Remove chicken from marinade; place on grill. Discard marinade. Cook, turning once or twice, until the meat is firm to the touch and the juices run clear when the chicken is pierced with the tip of a knife, about 10 minutes.
Serves 4 to 6
Succotash has many versions, but all contain corn and beans. If butterbeans are not available, I often substitute shelled edamame or black-eyed peas. Small farm stands, local and state farmer's markets, and even the Whole Foods in my area usually carry shelled peas and butterbeans in the summer. They are both doubly precious-extremely delicious and fairly expensive, the result of the luxury of not having to shell your own.

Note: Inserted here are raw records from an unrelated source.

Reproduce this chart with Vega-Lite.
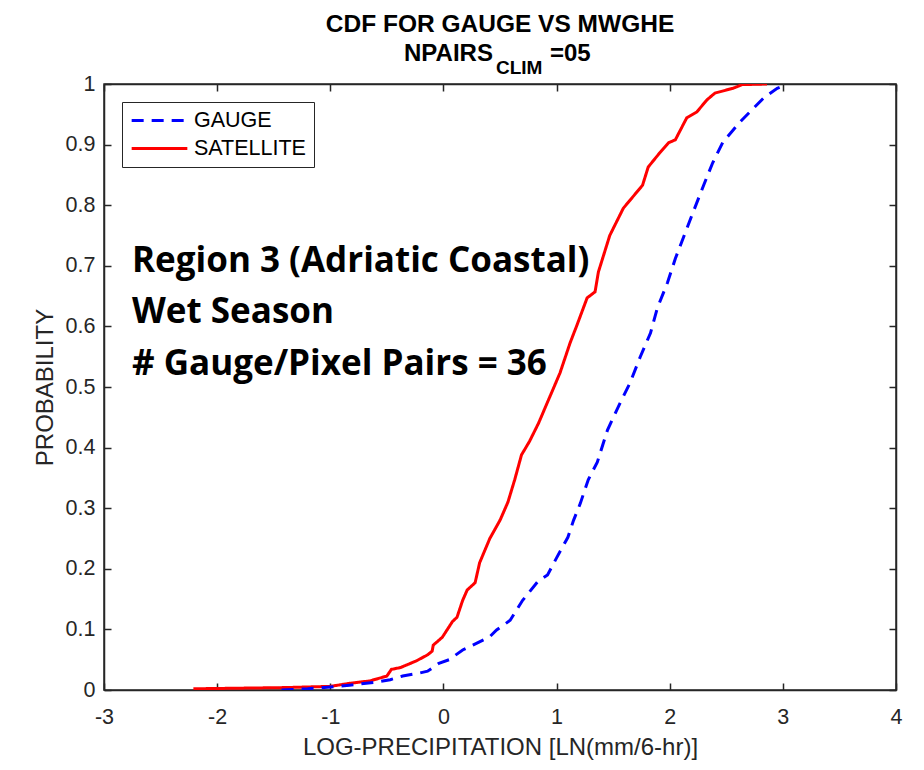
{
  "$schema": "https://vega.github.io/schema/vega-lite/v6.json",
  "width": 792,
  "height": 606,
  "autosize": {"type": "none"},
  "padding": {"left": 104, "top": 84, "right": 28, "bottom": 80},
  "background": "white",
  "config": {
    "view": {"stroke": "#262626", "strokeWidth": 1.5},
    "axis": {"grid": false, "domainColor": "#262626", "domainWidth": 1.5, "tickColor": "#262626", "tickWidth": 1.5, "labelFont": "Liberation Sans", "labelFontSize": 21.5, "labelColor": "#262626", "titleFont": "Liberation Sans", "titleFontSize": 24, "titleFontWeight": "normal", "titleColor": "#262626", "labelFlush": false, "labelOverlap": false, "labelBound": false}
  },
  "data": {"values": [
    {"series": "SATELLITE", "x": -2.21, "p": 0.002}, {"series": "SATELLITE", "x": -1.8, "p": 0.003}, {"series": "SATELLITE", "x": -1.4, "p": 0.004}, {"series": "SATELLITE", "x": -1.0, "p": 0.006}, {"series": "SATELLITE", "x": -0.83, "p": 0.011}, {"series": "SATELLITE", "x": -0.65, "p": 0.015}, {"series": "SATELLITE", "x": -0.5, "p": 0.023}, {"series": "SATELLITE", "x": -0.46, "p": 0.034}, {"series": "SATELLITE", "x": -0.38, "p": 0.037}, {"series": "SATELLITE", "x": -0.24, "p": 0.048}, {"series": "SATELLITE", "x": -0.14, "p": 0.058}, {"series": "SATELLITE", "x": -0.1, "p": 0.064}, {"series": "SATELLITE", "x": -0.09, "p": 0.074}, {"series": "SATELLITE", "x": -0.01, "p": 0.087}, {"series": "SATELLITE", "x": 0.08, "p": 0.113}, {"series": "SATELLITE", "x": 0.12, "p": 0.12}, {"series": "SATELLITE", "x": 0.17, "p": 0.148}, {"series": "SATELLITE", "x": 0.21, "p": 0.165}, {"series": "SATELLITE", "x": 0.28, "p": 0.177}, {"series": "SATELLITE", "x": 0.32, "p": 0.21}, {"series": "SATELLITE", "x": 0.41, "p": 0.25}, {"series": "SATELLITE", "x": 0.5, "p": 0.28}, {"series": "SATELLITE", "x": 0.57, "p": 0.31}, {"series": "SATELLITE", "x": 0.63, "p": 0.347}, {"series": "SATELLITE", "x": 0.69, "p": 0.388}, {"series": "SATELLITE", "x": 0.76, "p": 0.41}, {"series": "SATELLITE", "x": 0.84, "p": 0.44}, {"series": "SATELLITE", "x": 0.92, "p": 0.475}, {"series": "SATELLITE", "x": 1.03, "p": 0.523}, {"series": "SATELLITE", "x": 1.12, "p": 0.573}, {"series": "SATELLITE", "x": 1.18, "p": 0.602}, {"series": "SATELLITE", "x": 1.27, "p": 0.647}, {"series": "SATELLITE", "x": 1.34, "p": 0.657}, {"series": "SATELLITE", "x": 1.37, "p": 0.69}, {"series": "SATELLITE", "x": 1.47, "p": 0.75}, {"series": "SATELLITE", "x": 1.59, "p": 0.795}, {"series": "SATELLITE", "x": 1.76, "p": 0.833}, {"series": "SATELLITE", "x": 1.81, "p": 0.863}, {"series": "SATELLITE", "x": 1.91, "p": 0.886}, {"series": "SATELLITE", "x": 1.99, "p": 0.903}, {"series": "SATELLITE", "x": 2.05, "p": 0.908}, {"series": "SATELLITE", "x": 2.15, "p": 0.944}, {"series": "SATELLITE", "x": 2.24, "p": 0.954}, {"series": "SATELLITE", "x": 2.33, "p": 0.974}, {"series": "SATELLITE", "x": 2.4, "p": 0.985}, {"series": "SATELLITE", "x": 2.56, "p": 0.993}, {"series": "SATELLITE", "x": 2.64, "p": 0.999}, {"series": "SATELLITE", "x": 2.86, "p": 1.0},
    {"series": "GAUGE", "x": -1.43, "p": 0.0}, {"series": "GAUGE", "x": -1.2, "p": 0.002}, {"series": "GAUGE", "x": -1.0, "p": 0.005}, {"series": "GAUGE", "x": -0.83, "p": 0.008}, {"series": "GAUGE", "x": -0.59, "p": 0.013}, {"series": "GAUGE", "x": -0.47, "p": 0.017}, {"series": "GAUGE", "x": -0.36, "p": 0.023}, {"series": "GAUGE", "x": -0.21, "p": 0.028}, {"series": "GAUGE", "x": -0.14, "p": 0.031}, {"series": "GAUGE", "x": -0.04, "p": 0.044}, {"series": "GAUGE", "x": 0.05, "p": 0.05}, {"series": "GAUGE", "x": 0.17, "p": 0.066}, {"series": "GAUGE", "x": 0.26, "p": 0.074}, {"series": "GAUGE", "x": 0.41, "p": 0.088}, {"series": "GAUGE", "x": 0.47, "p": 0.099}, {"series": "GAUGE", "x": 0.59, "p": 0.115}, {"series": "GAUGE", "x": 0.63, "p": 0.127}, {"series": "GAUGE", "x": 0.7, "p": 0.148}, {"series": "GAUGE", "x": 0.83, "p": 0.178}, {"series": "GAUGE", "x": 0.92, "p": 0.19}, {"series": "GAUGE", "x": 1.0, "p": 0.218}, {"series": "GAUGE", "x": 1.1, "p": 0.252}, {"series": "GAUGE", "x": 1.15, "p": 0.28}, {"series": "GAUGE", "x": 1.21, "p": 0.308}, {"series": "GAUGE", "x": 1.28, "p": 0.347}, {"series": "GAUGE", "x": 1.36, "p": 0.376}, {"series": "GAUGE", "x": 1.45, "p": 0.429}, {"series": "GAUGE", "x": 1.56, "p": 0.473}, {"series": "GAUGE", "x": 1.65, "p": 0.507}, {"series": "GAUGE", "x": 1.74, "p": 0.55}, {"series": "GAUGE", "x": 1.83, "p": 0.589}, {"series": "GAUGE", "x": 1.89, "p": 0.63}, {"series": "GAUGE", "x": 1.98, "p": 0.672}, {"series": "GAUGE", "x": 2.05, "p": 0.712}, {"series": "GAUGE", "x": 2.14, "p": 0.756}, {"series": "GAUGE", "x": 2.21, "p": 0.79}, {"series": "GAUGE", "x": 2.3, "p": 0.833}, {"series": "GAUGE", "x": 2.38, "p": 0.87}, {"series": "GAUGE", "x": 2.47, "p": 0.904}, {"series": "GAUGE", "x": 2.62, "p": 0.937}, {"series": "GAUGE", "x": 2.74, "p": 0.96}, {"series": "GAUGE", "x": 2.83, "p": 0.977}, {"series": "GAUGE", "x": 2.95, "p": 0.993}, {"series": "GAUGE", "x": 3.02, "p": 0.998}
  ]},
  "resolve": {"axis": {"x": "independent", "y": "independent"}},
  "layer": [
    {
      "mark": {"type": "line", "strokeWidth": 3, "clip": true},
      "encoding": {
        "x": {"field": "x", "type": "quantitative", "scale": {"domain": [-3, 4], "nice": false, "zero": false},
          "axis": {"orient": "bottom", "values": [-3, -2, -1, 0, 1, 2, 3, 4], "tickSize": -7, "labelPadding": 23, "labelExpr": "'' + datum.value", "title": "LOG-PRECIPITATION [LN(mm/6-hr)]", "titlePadding": 8}},
        "y": {"field": "p", "type": "quantitative", "scale": {"domain": [0, 1], "nice": false, "zero": false},
          "axis": {"orient": "left", "values": [0, 0.1, 0.2, 0.3, 0.4, 0.5, 0.6, 0.7, 0.8, 0.9, 1], "tickSize": -7, "labelPadding": 16, "labelExpr": "format(datum.value, '~g')", "title": "PROBABILITY", "titlePadding": 8}},
        "color": {"field": "series", "type": "nominal", "scale": {"domain": ["GAUGE", "SATELLITE"], "range": ["#0000ff", "#ff0000"]},
          "legend": {"orient": "top-left", "offset": 18, "title": null, "strokeColor": "#262626", "fillColor": "white", "padding": 8, "labelFont": "Liberation Sans", "labelFontSize": 21.5, "labelColor": "#000000", "symbolStrokeWidth": 3, "symbolSize": 3100, "symbolType": "stroke", "labelOffset": 5, "rowPadding": 6, "clipHeight": 21}},
        "strokeDash": {"field": "series", "type": "nominal", "scale": {"domain": ["GAUGE", "SATELLITE"], "range": [[12, 8], [1, 0]]}, "legend": null}
      }
    },
    {
      "data": {"values": [{"t": "CDF FOR GAUGE VS MWGHE"}]},
      "mark": {"type": "text", "font": "Liberation Sans", "fontSize": 24.5, "fontWeight": "bold", "align": "center", "baseline": "alphabetic", "color": "#000000"},
      "encoding": {
        "x": {"datum": 0.5, "type": "quantitative", "axis": {"orient": "top", "labels": false, "title": null, "values": [-3, -2, -1, 0, 1, 2, 3, 4], "tickSize": -7}},
        "y": {"datum": 1.0866, "type": "quantitative", "axis": {"orient": "right", "labels": false, "title": null, "values": [0, 0.1, 0.2, 0.3, 0.4, 0.5, 0.6, 0.7, 0.8, 0.9, 1], "tickSize": -7}},
        "text": {"field": "t"}
      }
    },
    {
      "data": {"values": [{"t": "NPAIRS"}]},
      "mark": {"type": "text", "font": "Liberation Sans", "fontSize": 24, "fontWeight": "bold", "align": "left", "baseline": "alphabetic", "color": "#000000"},
      "encoding": {
        "x": {"datum": -0.3484, "type": "quantitative", "axis": null},
        "y": {"datum": 1.038, "type": "quantitative", "axis": null},
        "text": {"field": "t"}
      }
    },
    {
      "data": {"values": [{"t": "CLIM"}]},
      "mark": {"type": "text", "font": "Liberation Sans", "fontSize": 19, "fontWeight": "bold", "align": "left", "baseline": "alphabetic", "color": "#000000"},
      "encoding": {
        "x": {"datum": 0.4647, "type": "quantitative", "axis": null},
        "y": {"datum": 1.0165, "type": "quantitative", "axis": null},
        "text": {"field": "t"}
      }
    },
    {
      "data": {"values": [{"t": "=05"}]},
      "mark": {"type": "text", "font": "Liberation Sans", "fontSize": 24, "fontWeight": "bold", "align": "left", "baseline": "alphabetic", "color": "#000000"},
      "encoding": {
        "x": {"datum": 0.942, "type": "quantitative", "axis": null},
        "y": {"datum": 1.038, "type": "quantitative", "axis": null},
        "text": {"field": "t"}
      }
    },
    {
      "data": {"values": [{"t": ["Region 3 (Adriatic Coastal)", "Wet Season", "# Gauge/Pixel Pairs = 36"]}]},
      "mark": {"type": "text", "font": "Open Sans", "fontSize": 35, "fontWeight": "bold", "align": "left", "baseline": "alphabetic", "lineHeight": 51.5, "color": "#000000"},
      "encoding": {
        "x": {"datum": -2.7525, "type": "quantitative", "axis": null},
        "y": {"datum": 0.6898, "type": "quantitative", "axis": null},
        "text": {"field": "t"}
      }
    }
  ]
}
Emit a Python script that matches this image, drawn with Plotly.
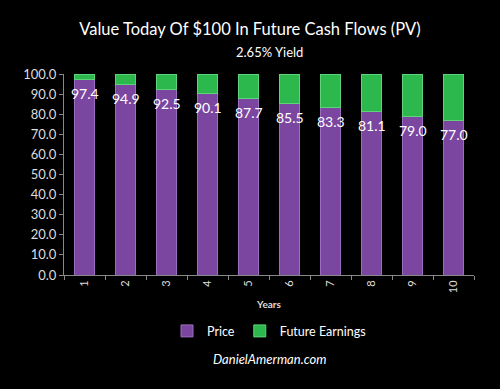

1 1/2 cups shelled fresh butterbeans (about 1 1/2 pounds unshelled) or frozen butter beans
2 medium Yukon gold potatoes, diced
1 tablespoon canola oil
1 tablespoon unsalted butter
1/2 sweet onion, chopped
Scraped kernels from 4 ears fresh sweet corn (about 2 cups)
1 yellow squash, chopped
1 zucchini, chopped
1 cup grape, cherry, or teardrop tomatoes, halved
1/4 cup freshly chopped mixed herbs such as basil, oregano, and parsley
Coarse salt and freshly ground black pepper
To cook the beans, place them in a pot and cover with cold water. Bring to a boil over high heat and season the water with salt and pepper; decrease the heat to low. Simmer until tender, about 30 minutes for fresh beans, less for frozen. Drain well and set aside.
To cook the potatoes, place them in a second saucepan and cover by 1 inch with cold water; season with salt. Bring to a boil over high heat, then decrease the heat to low and simmer until the potatoes are just tender, about 10 minutes. Drain in a colander and set aside. (You can also microwave the potatoes whole, then dice them. They simply need to be parcooked before being added to the succotash.)
In a large, heavy-bottomed skillet, heat the oil and the butter over high heat until the foam subsides. Add the drained potatoes and season with salt and pepper. Cook the potatoes, stirring infrequently, until nicely crusted, 5 to 7 minutes.
Add the onion, corn, squash, and zucchini and cook, stirring, until crisp-tender, about 5 minutes. Stir in the reserved butter beans and cook, stirring, until heated through. Add the tomatoes and fresh basil, stirring to combine. Taste and adjust for seasoning with salt and pepper. Serve hot, warm, or cold.